Public Works staff told the committee their priority list included a motor grader that was functionally overdue for replacement; Alder Johnson moved to amend the borrowing request to add a used motor grader at $370,000. The amendment passed on a voice vote.
Parks staff said the Wildlife Sanctuary operates with an aging transport van (2006 model) that is heavily rusted and presents an appearance and reliability concern when used at public events. The committee approved adding a cargo/animal-transport vehicle (≈$55,000) to the bond request.
Committee members debated funding choices — using fund balance or bonding for relatively small fleet items — and the staff pointed out the city's convention of placing most fleet and equipment in bond requests. There was discussion about bond-term structure and amortization; staff noted their financial adviser typically structures repayment schedules so equipment with short useful lives is paid down earlier in the amortization schedule.

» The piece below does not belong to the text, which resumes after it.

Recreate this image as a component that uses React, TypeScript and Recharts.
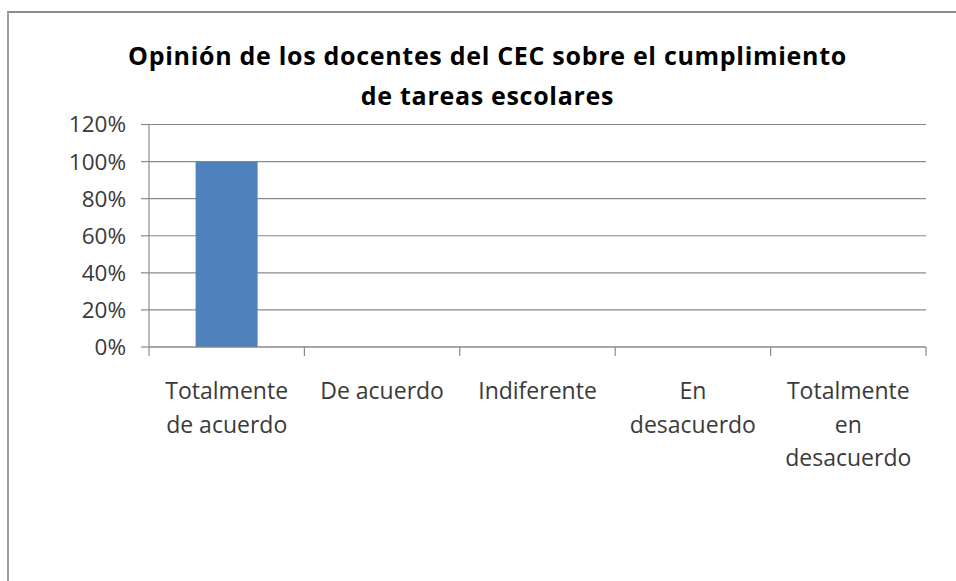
import React from "react";
import { BarChart, Bar, XAxis, YAxis, CartesianGrid } from "recharts";

const titleLines = [
  "Opinión de los docentes del CEC sobre el cumplimiento",
  "de tareas escolares",
];
const categories = [
  "Totalmente\nde acuerdo",
  "De acuerdo",
  "Indiferente",
  "En\ndesacuerdo",
  "Totalmente\nen\ndesacuerdo",
];
const values = [1.0, 0, 0, 0, 0];
const yTicks = [0, 0.2, 0.4, 0.6, 0.8, 1.0, 1.2];

const data = categories.map((c, i) => ({ category: c, value: values[i] }));

const FONT = "'Open Sans', sans-serif";
const AXIS = "#8a8a8a";
const TEXT = "#3a3a3a";

const CatTick = (props: any) => {
  const { x, y, payload, width, index, visibleTicksCount } = props;
  const lines = String(payload.value).split("\n");
  const n = visibleTicksCount || categories.length;
  const band = width / n;
  const left = x - band / 2;
  const right = x + band / 2;
  return (
    <g>
      <line x1={left} x2={left} y1={y} y2={y + 9} stroke={AXIS} strokeWidth={1.2} />
      {index === n - 1 && (
        <line x1={right} x2={right} y1={y} y2={y + 9} stroke={AXIS} strokeWidth={1.2} />
      )}
      {lines.map((ln: string, i: number) => (
        <text
          key={i}
          x={x}
          y={y + 46 + i * 33.5}
          textAnchor="middle"
          dominantBaseline="middle"
          fill={TEXT}
          fontSize={23}
          fontFamily={FONT}
        >
          {ln}
        </text>
      ))}
    </g>
  );
};

export default function App() {
  return (
    <div
      style={{
        position: "absolute",
        left: 0,
        top: 0,
        width: 956,
        height: 581,
        background: "#fff",
        fontFamily: FONT,
        overflow: "hidden",
      }}
    >
      <div
        style={{
          position: "absolute",
          left: 7,
          top: 11,
          width: 949,
          height: 570,
          borderTop: "2px solid #8c8c8c",
          borderLeft: "2px solid #a0a0a0",
        }}
      />
      {titleLines.map((t, i) => (
        <div
          key={i}
          style={{
            position: "absolute",
            left: 0,
            width: 975,
            top: 55 + i * 40 - 20,
            height: 40,
            lineHeight: "40px",
            textAlign: "center",
            fontWeight: 700,
            fontSize: 25,
            letterSpacing: 0.7,
            color: "#000",
          }}
        >
          {t}
        </div>
      ))}
      <div style={{ position: "absolute", left: 0, top: 0 }}>
        <BarChart
          width={956}
          height={581}
          data={data}
          margin={{ top: 124.5, right: 30, bottom: 0, left: 0 }}
          barCategoryGap="30%"
        >
          <CartesianGrid
            horizontal={true}
            vertical={false}
            stroke={AXIS}
            strokeWidth={1.2}
          />
          <XAxis
            dataKey="category"
            axisLine={{ stroke: AXIS, strokeWidth: 1.2 }}
            tickLine={false}
            tickSize={0}
            tickMargin={0}
            height={234}
            interval={0}
            tick={<CatTick />}
          />
          <YAxis
            width={149}
            domain={[0, 1.2]}
            ticks={yTicks}
            tickSize={8}
            tickMargin={15}
            stroke={AXIS}
            strokeWidth={1.2}
            tick={{ fill: TEXT, fontSize: 22.5, fontFamily: FONT }}
            tickFormatter={(v: number) => `${Math.round(v * 100)}%`}
          />
          <Bar dataKey="value" fill="#4f81bd" isAnimationActive={false} />
        </BarChart>
      </div>
    </div>
  );
}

Council members also moved to add a proposed streetscape for Adams and Washington Streets to the five-year CIP as a year-3 item. Staff provided an early cost estimate at roughly $2.3–$2.4 million and said the actual funding approach (TID, phased multi-year plan or shared funding) will be determined in subsequent planning discussions.
A separate proposal to add $15,000 of bonded money for additional shelter electronic locks was debated and then withdrawn; staff suggested operating funds or available ARPA interest could be more appropriate for that smaller expense.
All amendments described above were approved in committee and will be reflected in the borrowing request forwarded to full council. Staff emphasized that final funding sources, bond terms and project phasing will be resolved in future meetings and as part of the council-level adoption process.